Again like someone else said, I'm not telling you you're right or wrong here...but here's my story. I'm 49 and was career oriented always worried about having enough money to raise a kid. So we delayed all those years. Finally started looking into starting a family only to find out my wife can't conceive. Gut punch. Started looking into adoption. Contacted a few agencies and decided legalized child trafficking wasn't for us ($40k-$50k was too much). International adoption was out too for various reasons. Decided we'd go thru the state. It's not perfect...but now I'm 49 with a 13 year old baseball playing son...and I love being a travel ball dad. Another benefit of adoption: You don't have to worry about those genetic diseases.

I lost my 17 yr old chocolate lab back in September. On New Years our 11 yr old chocolate mix went into hepatic shock. I put that 80 pound dog between us in the bed so I could keep an eye on her...took her to the vet and found out her liver is 1/4 the size it should be due to cirrhosis. We got her as a rescue and she was jaundiced so we had an idea she'd had liver problems before. $150 worth of meds a month and $500 worth of vet bills and she's still with us (Thank you God). My 13 yr old loves that dog.

Also, dogs are not just pets..especially that long...they are family.
Posted by oleyeller
Vols, Bitch
Member since Oct 2012
32021 posts
Posted on 3/3/22 at 8:28 am to
quote:

After speaking with my mom, brothers, sister in laws, praying over the last couple weeks and reading your post, I’m going to ask her to marry me.

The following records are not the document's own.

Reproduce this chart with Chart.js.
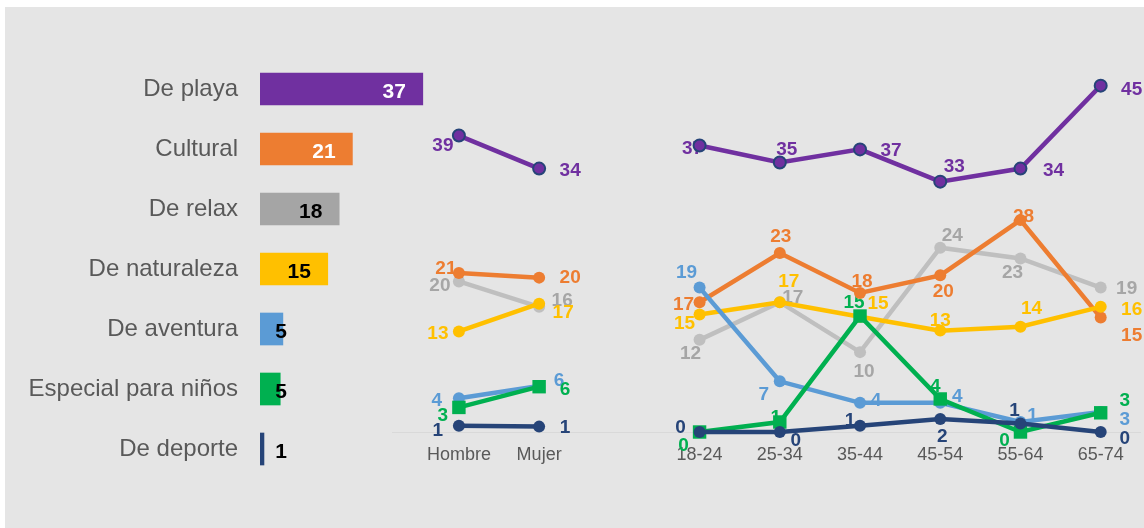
<!DOCTYPE html>
<html>
<head>
<meta charset="utf-8">
<script src="https://cdn.jsdelivr.net/npm/chart.js@4.4.1/dist/chart.umd.min.js"></script>
<style>
  html, body { margin: 0; padding: 0; background: #fff; }
  #wrap { position: relative; width: 1144px; height: 528px; overflow: hidden; }
  #panel { position: absolute; left: 5px; top: 7px; right: 0; bottom: 0; background: #e5e5e5; }
  canvas { position: absolute; left: 0; top: 0; }
</style>
</head>
<body>
<div id="wrap">
  <div id="panel"></div>
  <canvas id="barChart" width="1144" height="528"></canvas>
  <canvas id="lineChart" width="1144" height="528"></canvas>
</div>
<script>
// Tipos de viaje (total)
const tipos = ['De playa', 'Cultural', 'De relax', 'De naturaleza', 'De aventura', 'Especial para niños', 'De deporte'];
const totales = [37, 21, 18, 15.4, 5.2, 4.6, 0.9];

// Por sexo y edad ('' = hueco entre los dos bloques)
const grupos = ['Hombre', 'Mujer', '', '18-24', '25-34', '35-44', '45-54', '55-64', '65-74'];
const playa      = [38.6, 34.3, null, 37.3, 35.1, 36.8, 32.6, 34.3, 45.1];
const cultural   = [20.7, 20.1, null, 16.9, 23.3, 18.1, 20.4, 27.6, 14.9];
const relax      = [19.6, 16.3, null, 12.0, 16.9, 10.4, 24.0, 22.6, 18.8];
const naturaleza = [13.1, 16.7, null, 15.3, 16.9, 15.0, 13.2, 13.7, 16.3];
const aventura   = [4.4, 6.0, null, 18.8, 6.6, 3.8, 3.8, 1.3, 2.6];
const ninos      = [3.2, 5.9, null, 0, 1.3, 15.1, 4.3, 0, 2.5];
const deporte    = [0.8, 0.7, null, 0, 0, 0.8, 1.7, 1.1, 0];

const FONT = "'Liberation Sans', Arial, sans-serif";
const colores = ['#7030A0', '#ED7D31', '#A5A5A5', '#FFC000', '#5B9BD5', '#00B050', '#264478'];
const coloresLinea = ['#7030A0', '#ED7D31', '#BFBFBF', '#FFC000', '#5B9BD5', '#00B050', '#264478'];
const coloresEtiqueta = ['#7030A0', '#ED7D31', '#A6A6A6', '#FFC000', '#5B9BD5', '#00B050', '#264478'];
const coloresValorBarra = ['#fff', '#fff', '#000', '#000', '#000', '#000', '#000'];

// posicion de cada etiqueta respecto a su punto (dx, dy)
const posEtiquetas = [
    [[-16, 9], [31, 1], null, [-7, 2], [7, -14], [31, 0], [14, -16], [33, 1], [31, 3]],
    [[-13, -6], [31, -1], null, [-16, 1], [1, -18], [2, -13], [3, 15], [3, -5], [31, 17]],
    [[-19, 3], [23, -8], null, [-9, 12], [13, -6], [4, 18], [12, -13], [-8, 13], [26, 0]],
    [[-21, 1], [24, 7], null, [-15, 8], [9, -22], [18, -15], [0, -11], [11, -20], [31, 1]],
    [[-22, 1], [20, -7], null, [-13, -16], [-16, 12], [16, -4], [17, -8], [12, -8], [24, 6]],
    [[-16, 7], [26, 2], null, [-16, 12], [-4, -6], [-6, -15], [-5, -14], [-16, 7], [24, -14]],
    [[-21, 3], [26, 0], null, [-19, -6], [16, 7], [-10, -7], [2, 16], [-6, -14], [24, 5]],
];

// Etiquetas de valor en las barras
const barLabels = {
    id: 'barLabels',
    afterDatasetsDraw(chart) {
        const ctx = chart.ctx;
        const meta = chart.getDatasetMeta(0);
        ctx.save();
        ctx.font = 'bold 21px ' + FONT;
        ctx.textAlign = 'center';
        ctx.textBaseline = 'alphabetic';
        meta.data.forEach((bar, i) => {
            const x = Math.max(bar.x - 28.5, bar.base + 21);
            ctx.fillStyle = coloresValorBarra[i];
            ctx.fillText(Math.round(totales[i]), x, bar.y + 8.5);
        });
        ctx.restore();
    }
};

new Chart(document.getElementById('barChart'), {
    type: 'bar',
    data: {
        labels: tipos,
        datasets: [{ data: totales, backgroundColor: colores, barThickness: 32 }],
    },
    options: {
        indexAxis: 'y',
        responsive: false,
        animation: false,
        layout: { autoPadding: false, padding: { left: 0, top: 59, bottom: 49, right: 444 } },
        plugins: { legend: { display: false }, tooltip: { enabled: false } },
        scales: {
            x: { display: false, min: 0, max: 100 },
            y: {
                grid: { display: false, drawTicks: false },
                border: { display: false },
                ticks: { color: '#595959', font: { family: FONT, size: 24 }, padding: 22 },
                afterFit: s => { s.width = 260; },
            },
        },
    },
    plugins: [barLabels],
});

// Etiquetas de las lineas (debajo de las lineas)
const lineLabels = {
    id: 'lineLabels',
    beforeDatasetsDraw(chart) {
        const ctx = chart.ctx;
        ctx.save();
        ctx.font = 'bold 19px ' + FONT;
        ctx.textAlign = 'center';
        ctx.textBaseline = 'alphabetic';
        chart.data.datasets.forEach((ds, d) => {
            const meta = chart.getDatasetMeta(d);
            meta.data.forEach((pt, i) => {
                const v = ds.data[i].y;
                const off = posEtiquetas[d][i];
                if (v === null || !off) return;
                ctx.fillStyle = coloresEtiqueta[d];
                ctx.fillText(Math.round(v), pt.x + off[0], pt.y + off[1] + 6.8);
            });
        });
        ctx.restore();
    }
};

const series = [playa, cultural, relax, naturaleza, aventura, ninos, deporte];
const orden = [1, 5, 6, 4, 3, 2, 0];

const datasets = series.map((vals, d) => ({
    label: tipos[d],
    data: vals.map((v, i) => ({ x: i, y: v })),
    borderColor: coloresLinea[d],
    backgroundColor: coloresLinea[d],
    borderWidth: 4.5,
    pointStyle: d === 5 ? 'rect' : 'circle',
    pointRadius: d === 5 ? 9.5 : 6,
    pointBackgroundColor: coloresLinea[d],
    pointBorderColor: d === 0 ? '#264478' : coloresLinea[d],
    pointBorderWidth: d === 0 ? 2 : 0,
    spanGaps: false,
    clip: false,
    order: orden[d],
}));

new Chart(document.getElementById('lineChart'), {
    type: 'line',
    data: { datasets },
    options: {
        responsive: false,
        animation: false,
        layout: { autoPadding: false, padding: { left: 392, right: 4, top: 48, bottom: 56 } },
        plugins: { legend: { display: false }, tooltip: { enabled: false } },
        scales: {
            x: {
                type: 'linear',
                min: -0.834,
                max: 8.49,
                afterBuildTicks: s => {
                    s.ticks = grupos.map((g, i) => ({ value: i })).filter(t => grupos[t.value] !== '');
                },
                ticks: {
                    callback: v => grupos[v],
                    color: '#595959',
                    font: { family: FONT, size: 18 },
                    padding: 12,
                    autoSkip: false,
                    maxRotation: 0,
                },
                grid: { display: false, drawTicks: false },
                border: { display: true, color: '#D9D9D9', width: 1 },
                afterFit: s => { s.height = 40; },
            },
            y: { display: false, min: 0, max: 50 },
        },
    },
    plugins: [lineLabels],
});
</script>
</body>
</html>
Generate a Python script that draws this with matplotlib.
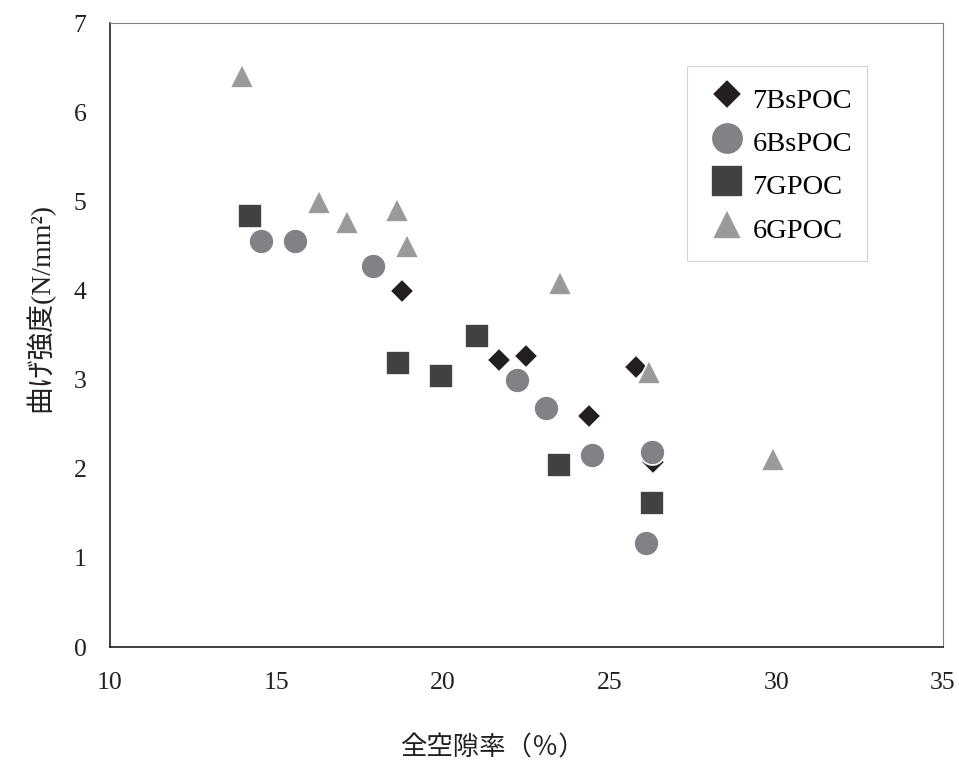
import matplotlib.pyplot as plt

# data
bs7_x = [18.77, 21.66, 22.47, 24.37, 25.78, 26.3]
bs7_y = [3.99, 3.22, 3.27, 2.59, 3.14, 2.07]

bs6_x = [14.52, 15.54, 17.89, 22.2, 23.1, 24.46, 26.27, 26.08]
bs6_y = [4.55, 4.55, 4.27, 3.0, 2.68, 2.15, 2.19, 1.17]

g7_x = [14.19, 18.64, 19.94, 21.02, 23.49, 26.27]
g7_y = [4.84, 3.19, 3.04, 3.49, 2.04, 1.61]

g6_x = [13.95, 16.27, 17.11, 18.61, 18.92, 23.5, 26.18, 29.9]
g6_y = [6.4, 4.99, 4.77, 4.9, 4.5, 4.08, 3.08, 2.11]

plt.rcParams['font.family'] = ['Liberation Serif', 'Noto Sans CJK JP']

fig = plt.figure(figsize=(9.59, 7.6), dpi=100)
ax = fig.add_axes([110 / 959, 1 - 647 / 760, 833 / 959, 624 / 760])

ax.plot(bs7_x, bs7_y, 'D', ms=12, color='#231f20', mec='white', mew=1.2,
        label='7BsPOC', zorder=3)
ax.plot(bs6_x, bs6_y, 'o', ms=18, color='#808285', mec='white', mew=1.2,
        label='6BsPOC', zorder=4)
ax.plot(g7_x, g7_y, 's', ms=17.5, color='#414042', mec='white', mew=1.2,
        label='7GPOC', zorder=5)
ax.plot(g6_x, g6_y, '^', ms=17, color='#999a9c', mec='white', mew=1.2,
        label='6GPOC', zorder=6)

ax.set_xlim(10, 35)
ax.set_ylim(0, 7)
ax.set_xticks([10, 15, 20, 25, 30, 35])
ax.set_yticks(range(8))
ax.tick_params(length=0, labelsize=18.5, colors='#231f20')
ax.tick_params(axis='x', pad=18)
ax.tick_params(axis='y', pad=17)

for s in ['left', 'bottom']:
    ax.spines[s].set_color('#231f20')
    ax.spines[s].set_linewidth(1.2)
for s in ['top', 'right']:
    ax.spines[s].set_color('#808080')
    ax.spines[s].set_linewidth(0.8)

ax.set_xlabel('全空隙率（％）', fontsize=19, labelpad=30, color='#231f20',
              x=(492 - 110) / 833)
ax.set_ylabel('曲げ強度(N/mm²)', fontsize=20, labelpad=14, color='#231f20',
              y=(647 - 307) / 624)

leg = ax.legend(loc='upper left', bbox_to_anchor=(577 / 833, 1 - 43 / 624),
                borderaxespad=0, fontsize=20.5, frameon=True, fancybox=False,
                edgecolor='#c8c8c8', borderpad=0.53, labelspacing=0.3,
                handletextpad=0.02, handlelength=1.75, handleheight=1.5,
                markerscale=1.3, numpoints=1)
leg.get_frame().set_linewidth(0.8)

fig.savefig('out.png', dpi=100)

Woah man, chills. This is awesome dont be afraid to live life man.
Posted by Redfish2010
Member since Jul 2007
15169 posts
Posted on 3/3/22 at 9:06 am to
Man that’s tough. I’ll send a prayer your way
Posted by lsuson
Metairie
Member since Oct 2013
12204 posts
Posted on 3/3/22 at 9:08 am to
Sorry man. Prayers for you and your family.
Posted by AlxTgr
Kyre Banorg
Member since Oct 2003
81655 posts
Posted on 3/3/22 at 9:16 am to
quote:

wife passed from cancer


quote:

I’m going to ask her to marry me.


We are one the same path. Unfortunately for me, I will never know what it's like to have a daughter. I wish she and I could go back in time.

Posted by kywildcatfanone
Wildcat Country!
Member since Oct 2012
119238 posts
Posted on 3/3/22 at 11:46 am to
Dogs are family members to me. The most loyal in fact. Sorry for your loss.
Posted by mjp504
Member since Sep 2012
27 posts
Posted on 3/3/22 at 11:54 am to
So sorry for your loss. We had to let ours go earlier this year - 9 year old black female. She had a clean bill of health from her checkup but had a little bit of a cough. Treated her for kennel cough but when that didn’t improve they did X-rays that revealed she had extremely aggressive heart and lung cancer. Got that news on Friday and by Sunday she was in really bad shape. My wife and I were devastated. I can tell you though, it does get better. Over time, while you still constantly think of your pup, the sadness slowly is replaced by warmer, happier thoughts about him. I pray that you find that peace soon.